- [AIM OF THE TASK]: Shown below is a listing with pictures; reproduce exactly, and only, the lines between the ones containing "Output the Python" and "5.03, 5.26, 5.38]", inclusive, leaving the pictures out.

- [INPUT RECORDS]:
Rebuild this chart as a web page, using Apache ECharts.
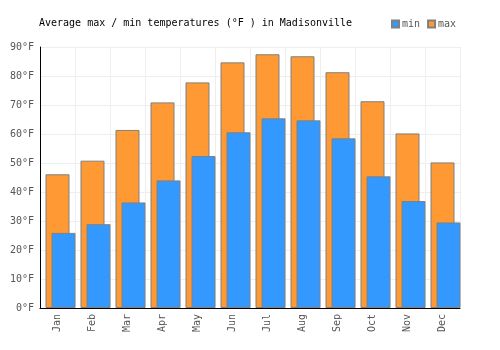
<!DOCTYPE html>
<html>
<head>
<meta charset="utf-8">
<script src="https://cdn.jsdelivr.net/npm/echarts@6/dist/echarts.min.js"></script>
<style>html,body{margin:0;padding:0;background:#fff;}#c{width:500px;height:350px;}</style>
</head>
<body>
<div id="c"></div>
<script>
var months = ['Jan','Feb','Mar','Apr','May','Jun','Jul','Aug','Sep','Oct','Nov','Dec'];
var minTemps = [25.9, 28.9, 36.4, 44.0, 52.4, 60.6, 65.4, 64.7, 58.5, 45.4, 36.9, 29.5];
var maxTemps = [46.1, 50.8, 61.4, 70.9, 77.8, 84.7, 87.5, 86.8, 81.3, 71.3, 60.2, 50.2];
var padValues = months.map(function () { return null; });
var titleText = 'Average max / min temperatures (\u00B0F ) in Madisonville';

var FONT = 'DejaVu Sans Mono';
var chart = echarts.init(document.getElementById('c'), null, {renderer: 'canvas'});
chart.setOption({
  animation: false,
  backgroundColor: '#fff',
  title: {
    text: titleText,
    left: 39, top: 18, padding: 0,
    textStyle: {fontFamily: FONT, fontSize: 10, fontWeight: 'normal', color: '#000'}
  },
  legend: {
    data: ['min', 'max'],
    left: 391, top: 19, padding: 0,
    itemWidth: 7, itemHeight: 7, itemGap: 7,
    icon: 'rect',
    textStyle: {fontFamily: FONT, fontSize: 10, color: '#555', padding: [0, 0, 0, -2]}
  },
  grid: {left: 40, right: 40, top: 47, bottom: 42, containLabel: false},
  xAxis: {
    type: 'category',
    data: months,
    axisLine: {lineStyle: {color: '#000', width: 1}},
    axisTick: {show: false},
    axisLabel: {rotate: 90, margin: 6, color: '#555', fontFamily: FONT, fontSize: 10},
    splitLine: {show: true, interval: 0, lineStyle: {color: '#eeeeee', width: 1}}
  },
  yAxis: {
    type: 'value',
    min: 0, max: 90, interval: 10,
    axisLine: {show: true, lineStyle: {color: '#000', width: 1}},
    axisTick: {show: false},
    axisLabel: {formatter: '{value}\u00B0F', margin: 6, color: '#555', fontFamily: FONT, fontSize: 10},
    splitLine: {show: true, lineStyle: {color: '#eeeeee', width: 1}}
  },
  series: [
    {name: '_pad', type: 'bar', data: padValues, barWidth: 24, barGap: '-75%', silent: true,
     itemStyle: {color: 'rgba(0,0,0,0)'}},
    {name: 'max', type: 'bar', data: maxTemps, barWidth: 24, barGap: '-75%',
     itemStyle: {color: '#FF9933', borderColor: '#808080', borderWidth: 1}},
    {name: 'min', type: 'bar', data: minTemps, barWidth: 24, barGap: '-75%',
     itemStyle: {color: '#3399FF', borderColor: '#808080', borderWidth: 1}}
  ]
});
</script>
</body>
</html>
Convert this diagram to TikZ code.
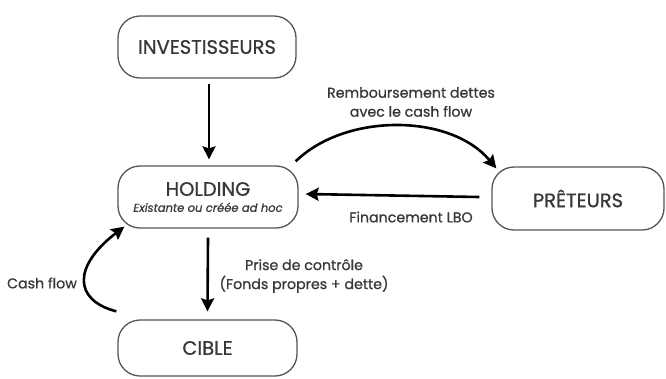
\documentclass[tikz,border=0pt]{standalone}
\usepackage{fontspec}
\setmainfont{Poppins}[FakeBold=0.9]
\usetikzlibrary{arrows.meta,calc}
\definecolor{txt}{HTML}{383838}
\definecolor{boxline}{HTML}{555555}
\tikzset{
  box/.style={draw=boxline, line width=1.3pt, rounded corners=22pt, inner sep=0pt, text=txt, font=\fontsize{19.5}{21}\selectfont, align=center},
  conn/.style={draw=black, line width=2.6pt, -{Stealth[length=13pt,width=13pt,inset=2pt]}},
  lbl/.style={text=txt, font=\fontsize{14.2}{19}\selectfont, align=center, inner sep=0pt},
}
\begin{document}
\begin{tikzpicture}[x=1pt,y=-1pt]
\useasboundingbox (0,0) rectangle (666,378);
\node[box, minimum width=178pt, minimum height=62pt] (inv) at (207,47) {INVESTISSEURS};
\node[box, minimum width=180pt, minimum height=62pt] (hold) at (208,197) {HOLDING\\[-5pt]{\fontsize{11.5}{13}\selectfont\itshape Existante ou créée ad hoc}};
\node[box, minimum width=179pt, minimum height=56pt] (cible) at (207.5,348) {CIBLE};
\node[box, minimum width=172pt, minimum height=63pt] (pret) at (578,198.5) {PRÊTEURS};

\draw[conn] ([xshift=2pt,yshift=-5pt]inv.south) -- ([xshift=1pt,yshift=6pt]hold.north);
\draw[conn] ([yshift=-9pt]hold.south) -- ([yshift=8pt]cible.north);
\draw[conn] ([xshift=-1pt,yshift=8pt]cible.north west) .. controls (73,300) and (73,266) .. ([xshift=7pt,yshift=2pt]hold.south west);
\draw[conn] ([xshift=-3pt,yshift=4pt]hold.north east) .. controls (345,113) and (450,113) .. ([xshift=5pt,yshift=-2pt]pret.north west);
\draw[conn] ([xshift=-12pt,yshift=1.5pt]pret.west) -- ([xshift=7pt,yshift=3pt]hold.east);

\node[lbl] (lrem) at (411,102) {Remboursement dettes\\avec le cash flow};
\node[lbl] (lfin) at (411,217) {Financement LBO};
\node[lbl] (lpri) at (304,276) {Prise de contrôle\\(Fonds propres + dette)};
\node[lbl] (lcash) at (42,283) {Cash flow};
\end{tikzpicture}
\end{document}
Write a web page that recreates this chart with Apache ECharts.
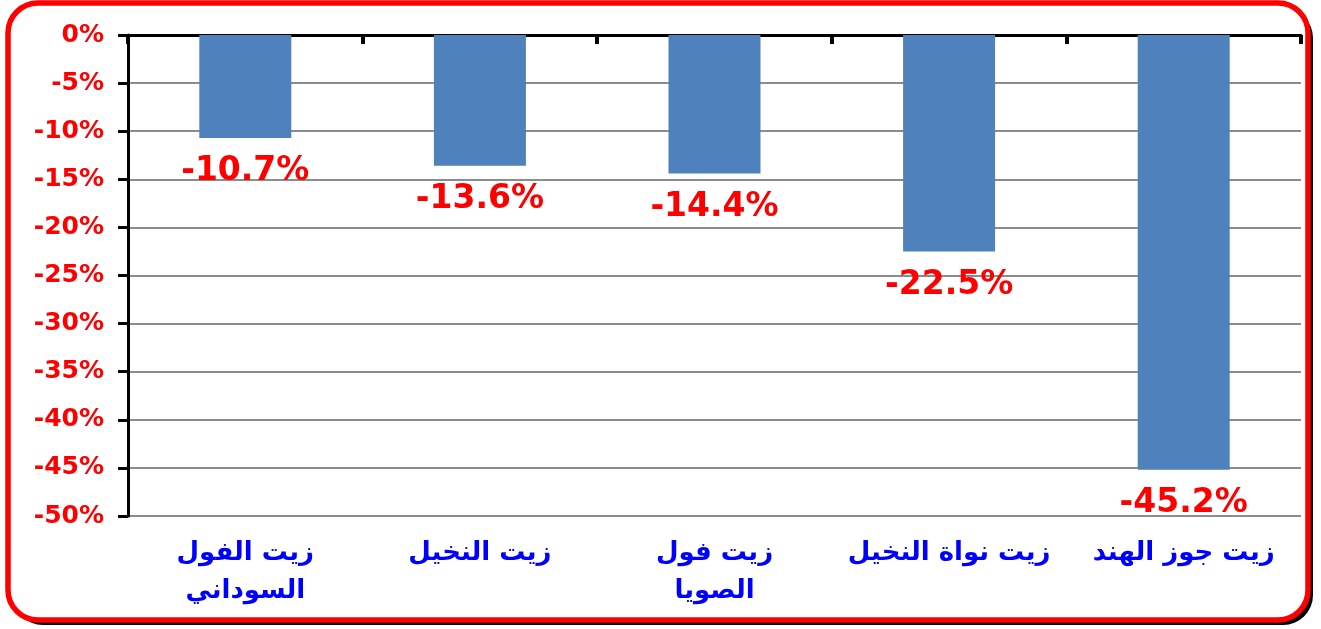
<!DOCTYPE html>
<html>
<head>
<meta charset="utf-8">
<script src="https://cdn.jsdelivr.net/npm/echarts@6/dist/echarts.min.js"></script>
<style>
  html, body { margin: 0; padding: 0; background: #fff; }
  #chart { width: 1321px; height: 629px; }
</style>
</head>
<body>
<div id="chart"></div>
<script>
// datos del grafico
const categorias = ['زيت الفول\nالسوداني', 'زيت النخيل', 'زيت فول\nالصويا', 'زيت نواة النخيل', 'زيت جوز الهند']
const valores = [-10.7, -13.6, -14.4, -22.5, -45.2]
const ejeMin = -50
const ejeMax = 0
const ejeIntervalo = 5

const chart = echarts.init(document.getElementById('chart'))

const fuente = 'DejaVu Sans'
const marco = { x: 8, y: 3, width: 1300, height: 617, r: 30 }

let option = {
  animation: false,
  graphic: [
    {
      // sombra negra del marco
      type: 'rect',
      shape: { x: marco.x + 5, y: marco.y + 5, width: marco.width, height: marco.height, r: marco.r },
      style: { fill: '#000' },
      z: -3
    },
    {
      type: 'rect',
      shape: marco,
      style: { fill: '#fff' },
      z: -2
    },
    {
      type: 'rect',
      shape: marco,
      style: { fill: 'none', stroke: '#ff0000', lineWidth: 5.5 },
      z: 10
    }
  ],
  grid: {
    left: 128,
    right: 20,
    top: 35,
    bottom: 113
  },
  xAxis: [
    {
      type: 'category',
      position: 'bottom',
      data: categorias,
      axisLine: { show: false, onZero: false },
      axisTick: { show: false },
      axisLabel: {
        interval: 0,
        margin: 18,
        color: '#0000ff',
        fontFamily: fuente,
        fontWeight: 'bold',
        fontSize: 26,
        lineHeight: 38
      }
    },
    {
      type: 'category',
      position: 'top',
      data: categorias,
      axisLine: { show: true, onZero: false, lineStyle: { color: '#000', width: 3 } },
      axisTick: { show: true, inside: true, length: 9, lineStyle: { color: '#000', width: 4 } },
      axisLabel: { show: false }
    }
  ],
  yAxis: {
    type: 'value',
    min: ejeMin,
    max: ejeMax,
    interval: ejeIntervalo,
    axisLine: { show: true, lineStyle: { color: '#000', width: 3 } },
    axisTick: { show: true, length: 10, lineStyle: { color: '#000', width: 3 } },
    axisLabel: {
      margin: 24,
      color: '#ff0000',
      fontFamily: fuente,
      fontWeight: 'bold',
      fontSize: 25,
      formatter: v => v + '%'
    },
    splitLine: { show: true, lineStyle: { color: '#8c8c8c', width: 2 } }
  },
  series: [
    {
      type: 'bar',
      xAxisIndex: 0,
      data: valores,
      barWidth: 92,
      itemStyle: { color: '#4f81bd' },
      label: {
        show: true,
        position: 'bottom',
        distance: 17,
        color: '#ff0000',
        fontFamily: fuente,
        fontWeight: 'bold',
        fontSize: 33,
        formatter: p => p.value.toFixed(1) + '%'
      }
    }
  ]
}

chart.setOption(option)
</script>
</body>
</html>
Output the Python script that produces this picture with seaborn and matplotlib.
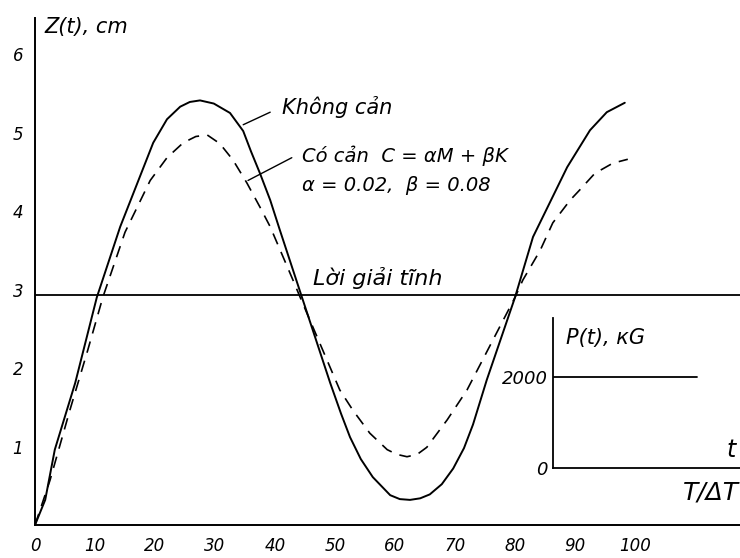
import numpy as np
import pandas as pd
import seaborn as sns
import matplotlib.pyplot as plt

# Données (T/ΔT, Z en cm)
t_khong_can = [0, 1.7, 3.3, 6.7, 10.3, 14.2, 19.7, 22.0, 24.2, 25.8, 27.5, 29.8, 32.5, 34.7,
               36.0, 37.5, 39.2, 40.8, 44.5, 49.2, 51.0, 52.5, 54.3, 56.3, 59.2, 60.8, 62.5,
               64.2, 65.8, 67.8, 69.7, 71.5, 73.0, 75.3, 80.0, 83.0, 88.7, 92.5, 95.3, 98.3]
z_khong_can = [0, 0.32, 0.96, 1.81, 2.90, 3.80, 4.87, 5.17, 5.33, 5.39, 5.41, 5.37, 5.25, 5.02,
               4.76, 4.48, 4.14, 3.76, 2.90, 1.81, 1.42, 1.12, 0.84, 0.61, 0.38, 0.33, 0.32,
               0.34, 0.39, 0.52, 0.72, 0.98, 1.28, 1.85, 2.90, 3.67, 4.56, 5.03, 5.26, 5.38]

t_co_can = [0, 2.5, 5.8, 8.8, 11.3, 15.0, 19.2, 22.0, 24.7, 26.8, 28.7, 30.8, 33.0, 35.3,
            37.5, 39.2, 43.0, 44.2, 50.8, 53.0, 55.8, 58.7, 60.3, 62.0, 63.7, 65.3, 68.7,
            72.0, 80.0, 81.3, 84.2, 86.3, 89.2, 90.8, 93.3, 96.3, 98.8]
z_co_can = [0, 0.57, 1.46, 2.23, 2.90, 3.73, 4.39, 4.68, 4.87, 4.95, 4.97, 4.86, 4.65, 4.36,
            4.05, 3.80, 3.12, 2.90, 1.72, 1.46, 1.17, 0.96, 0.90, 0.87, 0.90, 0.99, 1.34,
            1.72, 2.90, 3.12, 3.50, 3.85, 4.14, 4.27, 4.48, 4.61, 4.66]

loi_giai_tinh = 2.93

# Charge P(t)
p_t = [0, 0.77]
p_val = [2000, 2000]

x_ticks = list(range(0, 101, 10))
y_ticks = [1, 2, 3, 4, 5, 6]

sns.set_theme(style="white")
plt.rcParams['font.family'] = ['DejaVu Sans']
plt.rcParams['text.color'] = 'black'

fig = plt.figure(figsize=(7.4, 5.58), dpi=100)
ax = fig.add_axes([35 / 740, 1 - 525 / 558, (740 - 35) / 740, (525 - 18) / 558])

sns.lineplot(x=t_khong_can, y=z_khong_can, ax=ax, color='black', linewidth=1.4,
             sort=False, estimator=None)
sns.lineplot(x=t_co_can, y=z_co_can, ax=ax, color='black', linewidth=1.2,
             sort=False, estimator=None, linestyle=(0, (7, 5)))
ax.axhline(loi_giai_tinh, color='black', linewidth=1.3)

ax.set_xlim(0, 117.5)
ax.set_ylim(0, 6.46)
ax.set_xticks(x_ticks)
ax.set_yticks(y_ticks)
ax.set_xticklabels([str(v) for v in x_ticks], fontstyle='italic', fontsize=12)
ax.set_yticklabels([str(v) for v in y_ticks], fontstyle='italic', fontsize=12)
ax.tick_params(axis='both', direction='inout', length=5, width=1, colors='black', pad=6)
for s in ['top', 'right']:
    ax.spines[s].set_visible(False)
for s in ['left', 'bottom']:
    ax.spines[s].set_color('black')
    ax.spines[s].set_linewidth(1.4)
ax.set_facecolor('white')

fig.text(44 / 740, 1 - 27 / 558, "Z(t), cm", fontsize=15, fontstyle='italic', va='center')

ax.text(41.2, 5.32, "Không cản", fontsize=15, fontstyle='italic', va='center')
ax.plot([34.7, 39.2], [5.10, 5.26], color='black', linewidth=1)
ax.text(44.5, 4.71, "Có cản  C = αM + βK", fontsize=14, fontstyle='italic', va='center')
ax.text(44.5, 4.33, "α = 0.02,  β = 0.08", fontsize=14, fontstyle='italic', va='center')
ax.plot([35.5, 42.8], [4.39, 4.68], color='black', linewidth=1)
ax.text(46.3, 3.15, "Lời giải tĩnh", fontsize=16, fontstyle='italic', va='center')
ax.text(117.4, 0.42, "T/ΔT", fontsize=18, fontstyle='italic', va='center', ha='right')

# Petit graphique de la charge P(t)
ax2 = fig.add_axes([553 / 740, 1 - 468 / 558, (740 - 553) / 740, (468 - 318) / 558])
sns.lineplot(x=p_t, y=p_val, ax=ax2, color='black', linewidth=1.3)
ax2.set_xlim(0, 1)
ax2.set_ylim(0, 3300)
ax2.set_xticks([])
ax2.set_yticks([0, 2000])
ax2.set_yticklabels(["0", "2000"], fontstyle='italic', fontsize=13)
ax2.tick_params(axis='y', length=0, pad=4, colors='black')
for s in ['top', 'right']:
    ax2.spines[s].set_visible(False)
for s in ['left', 'bottom']:
    ax2.spines[s].set_color('black')
    ax2.spines[s].set_linewidth(1.3)
ax2.patch.set_alpha(0)
ax2.text(0.07, 2850, "P(t), кG", fontsize=15, fontstyle='italic', va='center')
ax2.text(0.93, 400, "t", fontsize=17, fontstyle='italic', va='center')

fig.savefig("out.png", dpi=100)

- [TASK ANSWER]:
Output the Python script that produces this picture with seaborn and matplotlib.
import numpy as np
import pandas as pd
import seaborn as sns
import matplotlib.pyplot as plt

# Données (T/ΔT, Z en cm)
t_khong_can = [0, 1.7, 3.3, 6.7, 10.3, 14.2, 19.7, 22.0, 24.2, 25.8, 27.5, 29.8, 32.5, 34.7,
               36.0, 37.5, 39.2, 40.8, 44.5, 49.2, 51.0, 52.5, 54.3, 56.3, 59.2, 60.8, 62.5,
               64.2, 65.8, 67.8, 69.7, 71.5, 73.0, 75.3, 80.0, 83.0, 88.7, 92.5, 95.3, 98.3]
z_khong_can = [0, 0.32, 0.96, 1.81, 2.90, 3.80, 4.87, 5.17, 5.33, 5.39, 5.41, 5.37, 5.25, 5.02,
               4.76, 4.48, 4.14, 3.76, 2.90, 1.81, 1.42, 1.12, 0.84, 0.61, 0.38, 0.33, 0.32,
               0.34, 0.39, 0.52, 0.72, 0.98, 1.28, 1.85, 2.90, 3.67, 4.56, 5.03, 5.26, 5.38]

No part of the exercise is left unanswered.